Pero  aquel  fue  un  invierno  de  un  frío  desproporcionado  que  trajo  consigo  una  avalancha  de  pulmonías, y cataplasmas de mostaza, ventosas calientes y visitas nocturnas  lo  apartaron,  acaso  con  alivio  por  su  parte,  de  las tentaciones de la filosofía. De aquel pensamiento nuevo y fascinante le quedó, sin embargo, la exclamación, que habría de convertirse en su lema preferido en los años que le quedaban por vivir. Movido por la confesión de Argia y por una pulmonía galopante que el doctor Prodi se encargó de curar con cataplasmas  de  mostaza,  el  empreñador  misterioso  salió  del  henil en el que llevaba muchos días escondido; declaró llamarse Leonida y ser tipógrafo, oficio totalmente desconocido  para  los  padres  de  Argia,  pero  que  aventuraban  incompatible  o  por  lo  menos  ajeno  a  la  agricultura;  dijo  provenir de una ciudad de la Toscana que sonaba a lejanía mítica,  pero  que  en  realidad  distaba  un  centenar  de  kilómetros;  se  guardó  mucho  de  confesar  los  motivos  que  lo  habían inducido a arrojarse al gélido torrente en el que se detenían las fronteras de su estado.

La  ceremonia  nupcial  fue  rápida  y  vespertina,  como  corresponde a una boda sin velo blanco; Argia llevaba un abrigo  color  castaño  que  le  daba  un  aspecto  ratonil.  La  cena fue abundante y silenciosa: sobre la mesa de la cocina se dispuso una sopa de chicharrones, un capón y una tarta de uva, con vino dulce. En la chimenea ardía un tronco de fiesta grande, que la madre de Argia se encargaba de reavivar  cuando  la  asaltaban  las  oleadas  de  conmoción.  El  doctor  Poldi,  que  había  hecho  de  testigo,  improvisó  un  discursillo basado en la tesis de que en este mundo todo es relativo, pero antes de llegar a una conclusión que se prometía  muy  interesante,  definida  por  él  mismo  como  «el  meollo»,  tuvo  que  despedirse  a  toda  prisa  a  causa  de  una  pulmonía que reclamaba su visita mostazal.

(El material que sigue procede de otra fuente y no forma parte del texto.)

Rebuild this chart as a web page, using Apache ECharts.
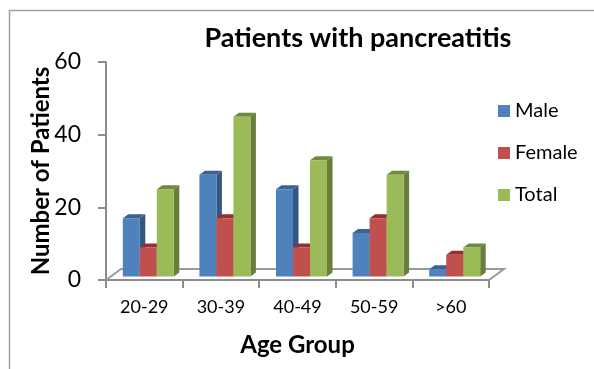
<!DOCTYPE html>
<html>
<head>
<meta charset="utf-8">
<style>
    html, body { margin: 0; padding: 0; background: #fff; }
    #main { width: 594px; height: 369px; }
</style>
</head>
<body>
<div id="main"></div>
<script src="https://cdn.jsdelivr.net/npm/echarts@6/dist/echarts.min.js"></script>
<script>
    var categories = ['20-29', '30-39', '40-49', '50-59', '>60'];
    var male = [16, 28, 24, 12, 2];
    var female = [8, 16, 8, 16, 6];
    var total = [24, 44, 32, 28, 8];
    var yTicks = [0, 20, 40, 60];

    var myChart = echarts.init(document.getElementById('main'));

    // fake 3d column: front, side and top faces
    function bar3d(seriesIndex, front, side, top) {
        return function (params, api) {
            var catIdx = api.value(0);
            var base = api.coord([catIdx, 0]);
            var head = api.coord([catIdx, api.value(1)]);
            var w = api.size([1, 0])[0] * 0.222;
            var x = base[0] + (seriesIndex - 1.5) * w + 4;
            var bottom = base[1] - 3.5;
            var y = head[1] - 3.5;
            var dx = 5.5, dy = 4;
            return {
                type: 'group',
                children: [
                    { type: 'polygon', shape: { points: [[x + w, bottom], [x + w + dx, bottom - dy], [x + w + dx, y - dy], [x + w, y]] }, style: { fill: side } },
                    { type: 'polygon', shape: { points: [[x, y], [x + dx, y - dy], [x + w + dx, y - dy], [x + w, y]] }, style: { fill: top } },
                    { type: 'rect', shape: { x: x, y: y, width: w, height: bottom - y }, style: { fill: front } }
                ]
            };
        };
    }

    // floor outline of the 3d box
    function floorItem(params, api) {
        var half = api.size([1, 0])[0] / 2;
        var a = api.coord([0, 0]);
        var b = api.coord([categories.length - 1, 0]);
        var left = a[0] - half, right = b[0] + half;
        var dx = 15, dy = 11;
        return {
            type: 'polyline',
            shape: { points: [[left, a[1]], [left + dx, a[1] - dy], [right + dx, b[1] - dy], [right, b[1]]] },
            style: { fill: null, stroke: '#9a9a9a', lineWidth: 2 }
        };
    }

    function seriesOf(name, data, idx, front, side, top) {
        return {
            name: name,
            type: 'custom',
            z: 3,
            itemStyle: { color: front },
            encode: { x: 0, y: 1 },
            data: data.map(function (v, i) { return [i, v]; }),
            renderItem: bar3d(idx, front, side, top)
        };
    }

    var option = {
        animation: false,
        title: {
            text: 'Patients with pancreatitis',
            left: 358,
            top: 25,
            padding: 0,
            textAlign: 'center',
            textStyle: { fontFamily: 'Lato', fontSize: 27, fontWeight: 'bold', color: '#000' }
        },
        legend: {
            orient: 'vertical',
            left: 498,
            top: 100,
            padding: 0,
            itemWidth: 12,
            itemHeight: 12,
            itemGap: 20,
            icon: 'rect',
            data: ['Male', 'Female', 'Total'],
            textStyle: { fontFamily: 'Lato', fontSize: 20, color: '#000', padding: [0, 0, 0, 0], lineHeight: 22 }
        },
        grid: { left: 106, top: 62, width: 383, height: 218 },
        xAxis: {
            type: 'category',
            data: categories,
            name: 'Age Group',
            nameLocation: 'middle',
            nameGap: 53,
            nameTextStyle: { fontFamily: 'Lato', fontSize: 24, fontWeight: 'bold', color: '#000' },
            axisLine: { show: true, onZero: false, lineStyle: { color: '#8c8c8c', width: 2 } },
            axisTick: { show: true, length: 8, lineStyle: { color: '#8c8c8c', width: 2 } },
            axisLabel: { fontFamily: 'Lato', fontSize: 18, color: '#000', margin: 18 }
        },
        yAxis: {
            type: 'value',
            min: yTicks[0],
            max: yTicks[yTicks.length - 1],
            interval: 20,
            name: 'Number of Patients',
            nameLocation: 'middle',
            nameGap: 53,
            nameMoveOverlap: false,
            nameTextStyle: { fontFamily: 'Lato', fontSize: 24, fontWeight: 'bold', color: '#000' },
            splitLine: { show: false },
            axisLine: { show: true, lineStyle: { color: '#8c8c8c', width: 2 } },
            axisTick: { show: true, length: 8, lineStyle: { color: '#8c8c8c', width: 2 } },
            axisLabel: { fontFamily: 'Lato', fontSize: 23, color: '#000', margin: 25 }
        },
        graphic: [
            { type: 'polyline', shape: { points: [[9.5, 369], [9.5, 10.5], [594, 10.5]] }, style: { fill: null, stroke: '#a0a0a0', lineWidth: 1.5 } }
        ],
        series: [
            {
                type: 'custom',
                silent: true,
                z: 1,
                data: [[0, 0]],
                encode: { x: 0, y: 1 },
                renderItem: floorItem
            },
            seriesOf('Male', male, 0, '#4f81bd', '#335781', '#3a6292'),
            seriesOf('Female', female, 1, '#c0504d', '#893735', '#94312f'),
            seriesOf('Total', total, 2, '#9bbb59', '#687e3a', '#71893f')
        ]
    };
    myChart.setOption(option);
</script>
</body>
</html>
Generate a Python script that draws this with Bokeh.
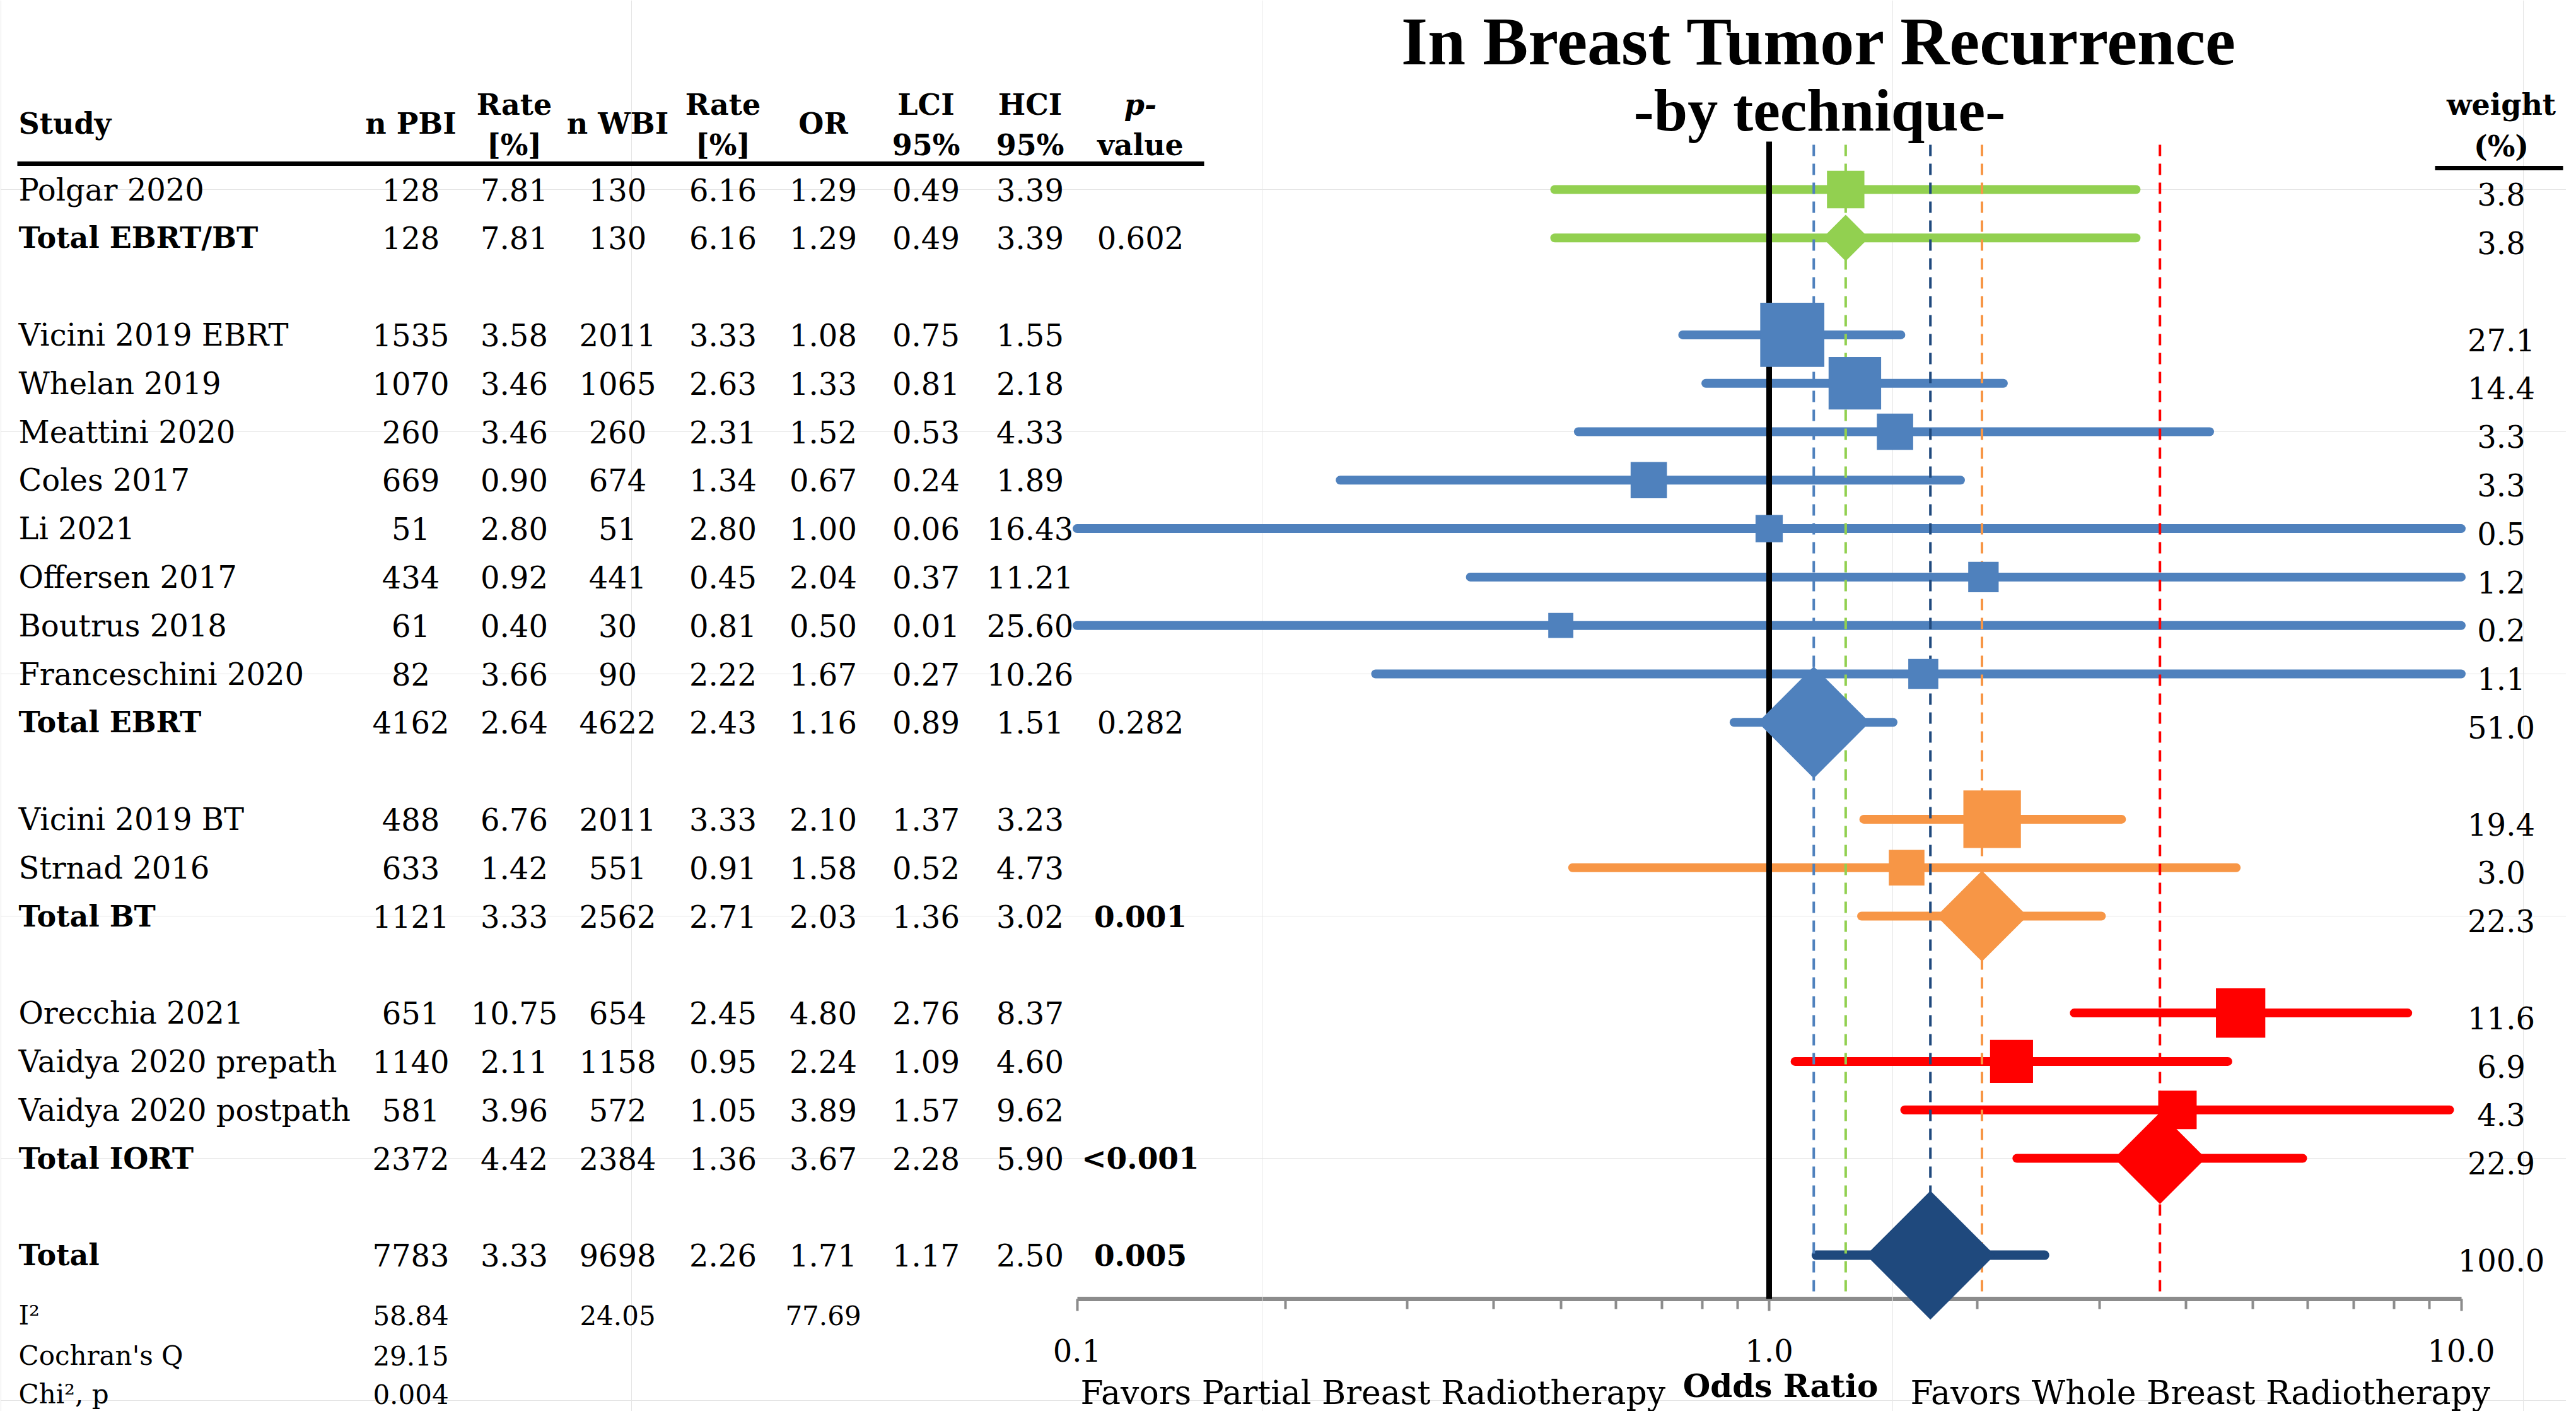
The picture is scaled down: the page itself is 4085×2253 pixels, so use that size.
import math
from bokeh.plotting import figure
from bokeh.models import Range1d, LogScale, LogAxis, FixedTicker, PrintfTickFormatter
from bokeh.core.properties import value
from bokeh.embed import file_html
from bokeh.resources import INLINE

# ---------------- data ----------------
studies = ["Polgar 2020", "Total EBRT/BT",
           "Vicini 2019 EBRT", "Whelan 2019", "Meattini 2020", "Coles 2017", "Li 2021",
           "Offersen 2017", "Boutrus 2018", "Franceschini 2020", "Total EBRT",
           "Vicini 2019 BT", "Strnad 2016", "Total BT",
           "Orecchia 2021", "Vaidya 2020 prepath", "Vaidya 2020 postpath", "Total IORT",
           "Total"]
rows = [0, 1, 3, 4, 5, 6, 7, 8, 9, 10, 11, 13, 14, 15, 17, 18, 19, 20, 22]
groups = ["EBRT/BT", "EBRT/BT",
          "EBRT", "EBRT", "EBRT", "EBRT", "EBRT", "EBRT", "EBRT", "EBRT", "EBRT",
          "BT", "BT", "BT",
          "IORT", "IORT", "IORT", "IORT",
          "ALL"]
n_pbi = [128, 128, 1535, 1070, 260, 669, 51, 434, 61, 82, 4162, 488, 633, 1121, 651, 1140, 581, 2372, 7783]
rate_pbi = [7.81, 7.81, 3.58, 3.46, 3.46, 0.90, 2.80, 0.92, 0.40, 3.66, 2.64, 6.76, 1.42, 3.33, 10.75, 2.11, 3.96, 4.42, 3.33]
n_wbi = [130, 130, 2011, 1065, 260, 674, 51, 441, 30, 90, 4622, 2011, 551, 2562, 654, 1158, 572, 2384, 9698]
rate_wbi = [6.16, 6.16, 3.33, 2.63, 2.31, 1.34, 2.80, 0.45, 0.81, 2.22, 2.43, 3.33, 0.91, 2.71, 2.45, 0.95, 1.05, 1.36, 2.26]
odds = [1.29, 1.29, 1.08, 1.33, 1.52, 0.67, 1.00, 2.04, 0.50, 1.67, 1.16, 2.10, 1.58, 2.03, 4.80, 2.24, 3.89, 3.67, 1.71]
lci = [0.49, 0.49, 0.75, 0.81, 0.53, 0.24, 0.06, 0.37, 0.01, 0.27, 0.89, 1.37, 0.52, 1.36, 2.76, 1.09, 1.57, 2.28, 1.17]
hci = [3.39, 3.39, 1.55, 2.18, 4.33, 1.89, 16.43, 11.21, 25.60, 10.26, 1.51, 3.23, 4.73, 3.02, 8.37, 4.60, 9.62, 5.90, 2.50]
pvals = ["", "0.602", "", "", "", "", "", "", "", "", "0.282", "", "", "0.001", "", "", "", "<0.001", "0.005"]
weights = [3.8, 3.8, 27.1, 14.4, 3.3, 3.3, 0.5, 1.2, 0.2, 1.1, 51.0, 19.4, 3.0, 22.3, 11.6, 6.9, 4.3, 22.9, 100.0]

footer_labels = ["I\u00b2", "Cochran's Q", "Chi\u00b2, p"]
footer_pbi = ["58.84", "29.15", "0.004"]
footer_wbi = ["24.05", "", ""]
footer_or = ["77.69", "", ""]

axis_ticks = [0.1, 1, 10]
group_colors = {"EBRT/BT": "#92D050", "EBRT": "#4F81BD", "BT": "#F79646",
                "IORT": "#FF0000", "ALL": "#1F497D"}

# ---------------- layout helpers ----------------
OFF = 9                       # small global offset correction (pixels)
Y0, DY = 299.0, 76.8          # row 0 position and row pitch (reference pixels)
def R(Y):
    return (Y - Y0) / DY
X_ONE, DEC = 2804.0, 1097.5   # pixel of OR=1 and pixels per decade

n = len(studies)
is_total = [s.startswith("Total") for s in studies]
colors = [group_colors[g] for g in groups]

W, H = 4069, 2237
p = figure(width=W, height=H,
           x_range=Range1d(8 - OFF, 4077 - OFF),
           y_range=Range1d(R(2245 - OFF), R(8 - OFF)),
           x_axis_location=None, y_axis_location=None,
           toolbar_location=None, output_backend="svg",
           min_border=0, outline_line_color=None,
           background_fill_color="white", border_fill_color="white")
p.extra_x_ranges = {"or": Range1d(10 ** ((8 - OFF - X_ONE) / DEC),
                                  10 ** ((4077 - OFF - X_ONE) / DEC))}
p.extra_x_scales = {"or": LogScale()}

FONT = value("DejaVu Serif")

# ---------------- forest plot ----------------
x0 = [max(v, axis_ticks[0]) for v in lci]
x1 = [min(v, axis_ticks[-1]) for v in hci]
lw = [15 if g == "ALL" else 14 for g in groups]
p.segment(x0=x0, y0=rows, x1=x1, y1=rows, line_color=colors, line_width=lw,
          line_cap="round", x_range_name="or")

# reference line at OR = 1
p.segment(x0=[1], x1=[1], y0=[R(223)], y1=[R(2058)], line_color="black",
          line_width=9, x_range_name="or")
# dashed lines at pooled estimates
tot = [i for i in range(n) if is_total[i]]
p.segment(x0=[odds[i] for i in tot], x1=[odds[i] for i in tot],
          y0=R(228), y1=R(2058), line_color=[colors[i] for i in tot],
          line_width=4, line_dash="18 12", x_range_name="or")

# squares
sq = [i for i in range(n) if not is_total[i]]
p.scatter(x=[odds[i] for i in sq], y=[rows[i] for i in sq], marker="square",
          size=[34 + 13 * math.sqrt(weights[i]) for i in sq],
          fill_color=[colors[i] for i in sq], line_color=None, x_range_name="or")
# diamonds
p.scatter(x=[odds[i] for i in tot], y=[rows[i] for i in tot], marker="square",
          angle=math.pi / 4,
          size=[(20 + 40 * math.log(weights[i])) / math.sqrt(2) for i in tot],
          fill_color=[colors[i] for i in tot], line_color=None, x_range_name="or")

# axis
minor = [m * 0.1 for m in range(2, 10)] + [float(m) for m in range(2, 10)]
ax = LogAxis(x_range_name="or", fixed_location=R(2058), bounds=(0.1, 10),
             ticker=FixedTicker(ticks=axis_ticks, minor_ticks=minor),
             formatter=PrintfTickFormatter(format="%.1f"))
ax.axis_line_color = "#8c8c8c"
ax.axis_line_width = 7
ax.major_tick_line_color = "#8c8c8c"
ax.minor_tick_line_color = "#8c8c8c"
ax.major_tick_line_width = 4
ax.minor_tick_line_width = 4
ax.major_tick_in = 0
ax.major_tick_out = 19
ax.minor_tick_in = 0
ax.minor_tick_out = 16
ax.major_label_text_font = "DejaVu Serif"
ax.major_label_text_font_size = "48px"
ax.major_label_text_color = "black"
ax.major_label_standoff = 44
ax.level = "underlay"
p.add_layout(ax, "below")

# ---------------- table ----------------
def txt(x, y, t, size="48px", style="normal", align="center", baseline="middle", font=FONT):
    p.text(x=x, y=y, text=t, text_font=font, text_font_size=size,
           text_font_style=style, text_align=align, text_baseline=baseline,
           text_color="black")

# headers
HS, H1, H2 = R(194), R(164), R(228)
txt([28], [HS], ["Study"], size="46px", style="bold", align="left")
txt([650, 978, 1304], [HS] * 3, ["n PBI", "n WBI", "OR"], size="46px", style="bold")
txt([814, 1145, 1467, 1632], [H1] * 4, ["Rate", "Rate", "LCI", "HCI"], size="46px", style="bold")
txt([814, 1145, 1467, 1632, 1807], [H2] * 5, ["[%]", "[%]", "95%", "95%", "value"], size="46px", style="bold")
txt([1807], [H1], ["p-"], size="46px", style="bold italic")
txt([3965], [R(164)], ["weight"], size="46px", style="bold")
txt([3965], [R(230)], ["(%)"], size="46px", style="bold")
p.segment(x0=[26, 3860], x1=[1908, 4063], y0=[R(258), R(265)], y1=[R(258), R(265)],
          line_color="black", line_width=7)

# study names
nb = [i for i in range(n) if not is_total[i]]
txt([28] * len(nb), [rows[i] for i in nb], [studies[i] for i in nb], align="left")
txt([28] * len(tot), [rows[i] for i in tot], [studies[i] for i in tot],
    size="46px", style="bold", align="left")

# numeric columns
txt([650] * n, rows, [str(v) for v in n_pbi])
txt([814] * n, rows, [f"{v:.2f}" for v in rate_pbi])
txt([978] * n, rows, [str(v) for v in n_wbi])
txt([1145] * n, rows, [f"{v:.2f}" for v in rate_wbi])
txt([1304] * n, rows, [f"{v:.2f}" for v in odds])
txt([1467] * n, rows, [f"{v:.2f}" for v in lci])
txt([1632] * n, rows, [f"{v:.2f}" for v in hci])

def significant(s):
    return s.startswith("<") or (s != "" and float(s) < 0.05)
pv = [i for i in range(n) if pvals[i] != ""]
pv_n = [i for i in pv if not significant(pvals[i])]
pv_b = [i for i in pv if significant(pvals[i])]
txt([1807] * len(pv_n), [rows[i] for i in pv_n], [pvals[i] for i in pv_n])
txt([1807] * len(pv_b), [rows[i] for i in pv_b], [pvals[i] for i in pv_b], size="47px", style="bold")

# weights
txt([3965] * n, [r + 0.1 for r in rows], [f"{w:.1f}" for w in weights])

# footer statistics
frows = [R(2084), R(2148), R(2209)]
txt([28] * 3, frows, footer_labels, size="42px", align="left")
txt([650] * 3, frows, footer_pbi, size="42px")
txt([978] * 3, frows, footer_wbi, size="42px")
txt([1304] * 3, frows, footer_or, size="42px")

# axis captions
txt([2822], [R(2196)], ["Odds Ratio"], size="50px", style="bold")
txt([1712, 3028], [R(2206)] * 2,
    ["Favors Partial Breast Radiotherapy", "Favors Whole Breast Radiotherapy"],
    size="52px", align="left")

# title
txt([2884], [R(64)], ["In Breast Tumor Recurrence"], size="108px", style="bold",
    baseline="alphabetic", font=value("Liberation Serif"))
txt([2884], [R(173)], ["-by technique-"], size="96px", style="bold",
    baseline="alphabetic", font=value("Liberation Serif"))

open("out.html", "w").write(file_html(p, INLINE))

Los  recién  casados  se  marcharon  al  alba.  Todo  había  quedado  ya  acordado  en  la  escueta  conversación  entre  Leonida y su suegro, el día en el que el ignoto amante había salido de su escondrijo. Y así fue. Los padres de Argia acabaron  dando  su  consentimiento,  temerosos  de  la  soledad: pero el oficio del joven no se convenía con el arado y además  este  no  acababa  de  mostrarse  tranquilo  en  una  casa de campo que le parecía demasiado próxima a un torrente  de  desafortunada  memoria.  Pero  nadie  preguntó  nada, nade hizo presiones de ningún tipo. Con una mula y un calesín, los recién casados se marcharon al alba. Llevaban  un  lavabo  de  esmalte,  dos  mantas  de  lana,  un  saco  de  tela  con  el  ajuar,  un  paquete  de  velas  de  sebo  y  una  monstruosa  lámpara  de  techo  adornada  con  cuentas  de  cristal, regalo de bodas del doctor Poldi. De a dónde se dirigían no supieron dar razón, ni en realidad lo sabían con exactitud.  Leonida  señaló  confusamente  hacia  las  montañas,  ni  muy  lejos  siquiera,  pero  por  su  mirada  perdida  y  por el gesto con el que el dedo índice franqueó el aire, sus suegros  entendieron  que  quería  decir  «hacia  allá».  Argia,  con la boca llena de náuseas, a pesar de la infusión que se había bebido en ayunas, rechinó los dientes en una estoica sonrisa y levantó su minúscula mano para decir adiós. La mula se encaminó de mala gana, balanceándose y echando humo por los ollares: Leonida, que llevaba las riendas, intentó aguijarla sin éxito y al final se resignó al trote. Argia mantuvo la mano en alto con gesto de saludo mientras siguió  viéndolos  a  los  dos  en  medio  de  la  era.  Después  se  asomó fuera de la calesa y, sin hacer ruido, vomitó toda la decocción del doctor Poldi.